Learning How to Do Service
I can scarcely believe that I have been in China for an entire month. As my long-term service project grows nearer, I think it’s useful to think a little bit about service, particularly the reasons for service and the expectations we have of it. We just recently left Bangdong, a rural village that hosted us for two and a half weeks. We were there to experience village life and culture, and we also had group discussions about possibly doing a service project of some type in Bangdong.
When American students leave to do service in other countries, a lot of times we bring certain conceptions with us. “We’re here because these people need help. Their lives aren’t good. We, in the scant few days we have here, can make a difference in these people’s lives. We know exactly how we can help them.” The first day in Bangdong my homestay Ayi (Auntie) had to show me the correct way of washing dishes, because I was doing it incorrectly. It struck me: if I’m learning the proper way to clean bowls, a task I thought I’d mastered, how is it possible to know all the needs of a village and the proper way to implement solutions to those needs within a few days of entering the village?
Such a task is impossible to someone new at service, and to anyone not intimately acquainted with the village in question. Instead of going to places like Bangdong to fix people’s lives whether they like it or not, it seems to me that we should view this as an opportunity to put the learning in service learning. Instead of leaping right in with the answers to everything, take a moment, and see what the village is like. Do they need or even want help, first of all? What problems would they like fixed? Is it feasible to fix those problems with a bunch of enthusiastic yet untrained students?

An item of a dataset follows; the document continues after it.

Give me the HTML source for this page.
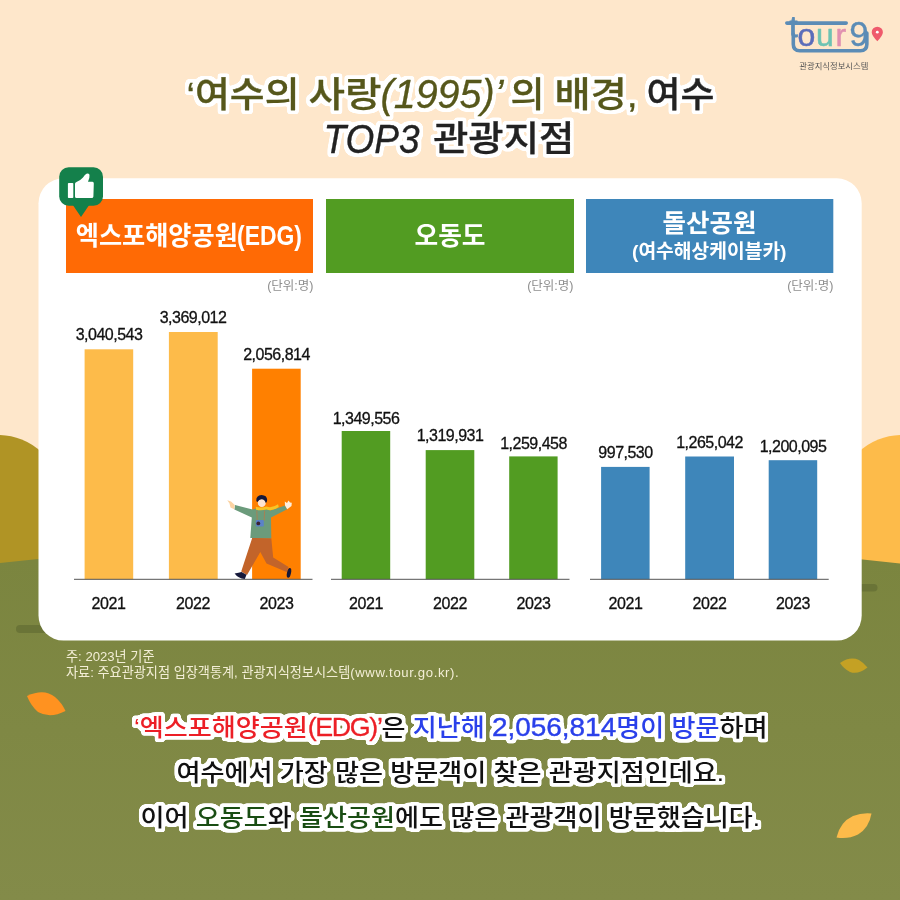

For me, one of the things Bangdong allowed me to do was reflect on how to do service. After we all went around to our host families and asked them they thought needed some fixer-upping in Bangdong, they replied with some fairly large-scale answers: the education system was a bit lacking, it took a long time to get their kids to school, and the roads weren’t great.
In the future, we’ll gain the skills, knowledge, and experience to deal with large issues like ones our homestay families pointed out. Right now, we can simply observe, see what might need to be done, and take this experience to heart so our service can be effective when we have the tools later. For Bangdong, I’m delighted to see how the village works, how people’s daily lives are and to learn something of Bangdong’s culture. When we the volunteers see problems that need fixing in the future, we’ll be able to do so in a manner that’s both effective and harmonious with the lifestyle of the village. We don’t need to effect huge change and upturn people’s lives, just learn about how to help when help is wanted and how to be as uninstrusive as possible.
I might not be able to fix the roads of Bangdong, but I can talk to my Ayi while watching TV and while picking tea, dance with the people of Bangdong at festivals, and play guitar and traditional woodwind instruments with my Ayi’s son Zhuhong over a cup of tea. I can learn about Bangdong, and keep the culture in mind when doing service elsewhere.